Cycling back down the fiscal hierarchy, the expense of correcting a poorly delivered CSR can almost equal that of writing the original document in the first place. It would be impossible to estimate the value of the time that would have been saved getting it right the first time. Quality management principles within GCP explicitly emphasise prevention over correction and the implementation of documented review and QC procedures [4,5].
This brings us to one final point: English remains the lingua franca of the pharmaceutical industry. Poorly constructed arguments may devalue the final deal you can negotiate when selling out to Big Pharma. Ultimately, the cost of leaving responsibility for the CSR to teams not experienced in CSR development is delayed delivery, steep and interrupted learning curves for untrained staff and poor-quality documents that struggle to inform or impress the reader. The consequences could be worse still if you miss some essential step introduced in recent changes to regulations. In addition, public disclosure initiatives and journal publication standards increasingly expect alignment between CSRs, trial registries and manuscripts, making precision and clarity even more important [7].
References
- International Conference on Harmonisation. ICH Harmonised Tripartite Guideline E3: Structure and Content of Clinical Study Reports. Geneva: ICH; 1995.
- European Medicines Agency. Reflection paper on expectations for electronic source data and data transcribed to electronic data collection tools in clinical trials. London: EMA; 2010.
- Niche Science & Technology (2016).
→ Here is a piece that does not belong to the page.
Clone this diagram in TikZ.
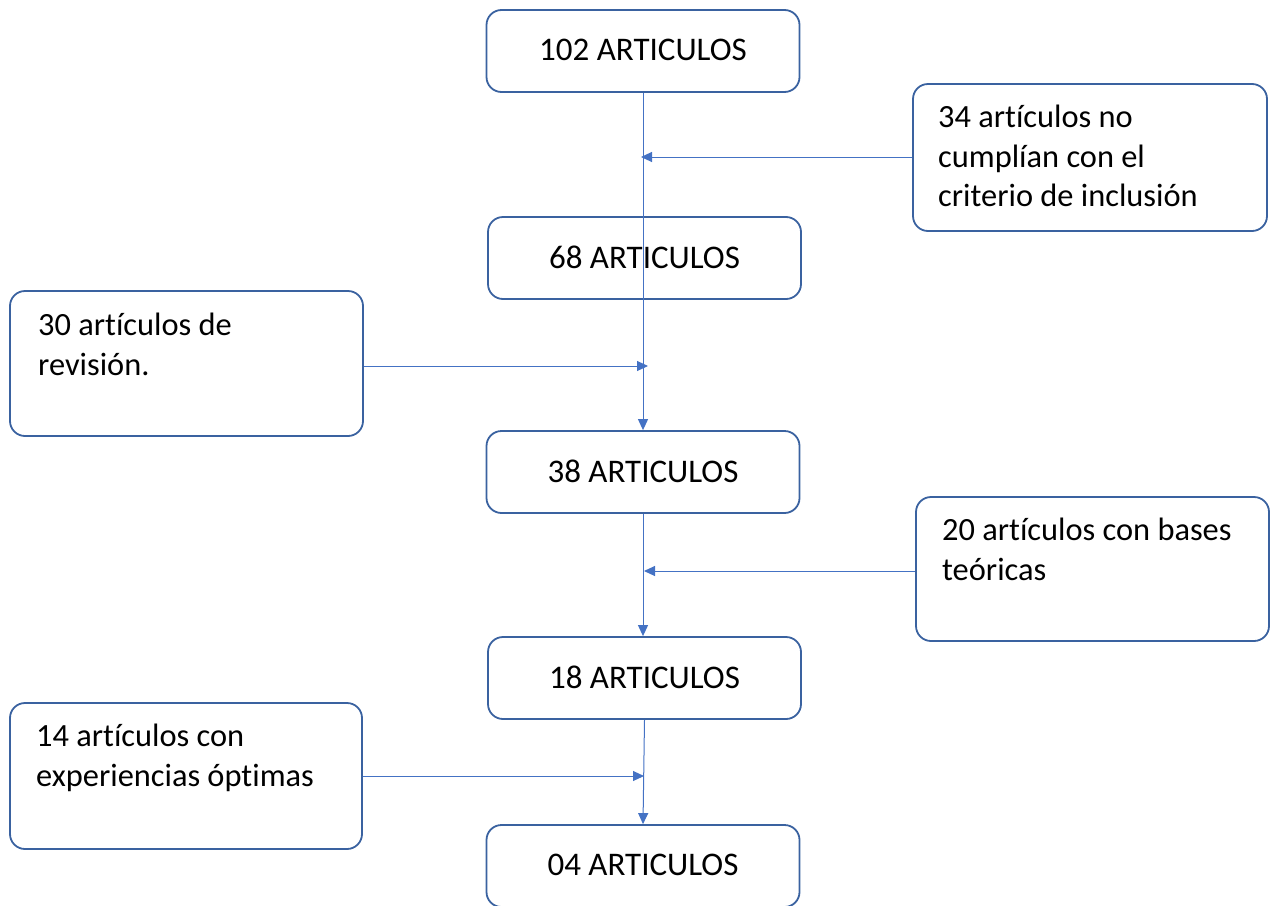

An Insider’s Insight into Clinical Study Reports.
- International Conference on Harmonisation. ICH Harmonised Tripartite Guideline E6(R1): Good Clinical Practice. Geneva: ICH; 1996.
- US Food and Drug Administration. Guidance for Industry: Submission of Clinical Study Reports. Silver Spring (MD): FDA; 1998.
- DiMasi JA, Hansen RW, Grabowski HG. The price of innovation: new estimates of drug development costs. J Health Econ. 2003;22(2):151-185.
- Chan AW, Song F, Vickers A, Jefferson T, Dickersin K, Gøtzsche PC, et al. Increasing value and reducing waste: addressing inaccessible research. Lancet. 2014;383(9913):257-266.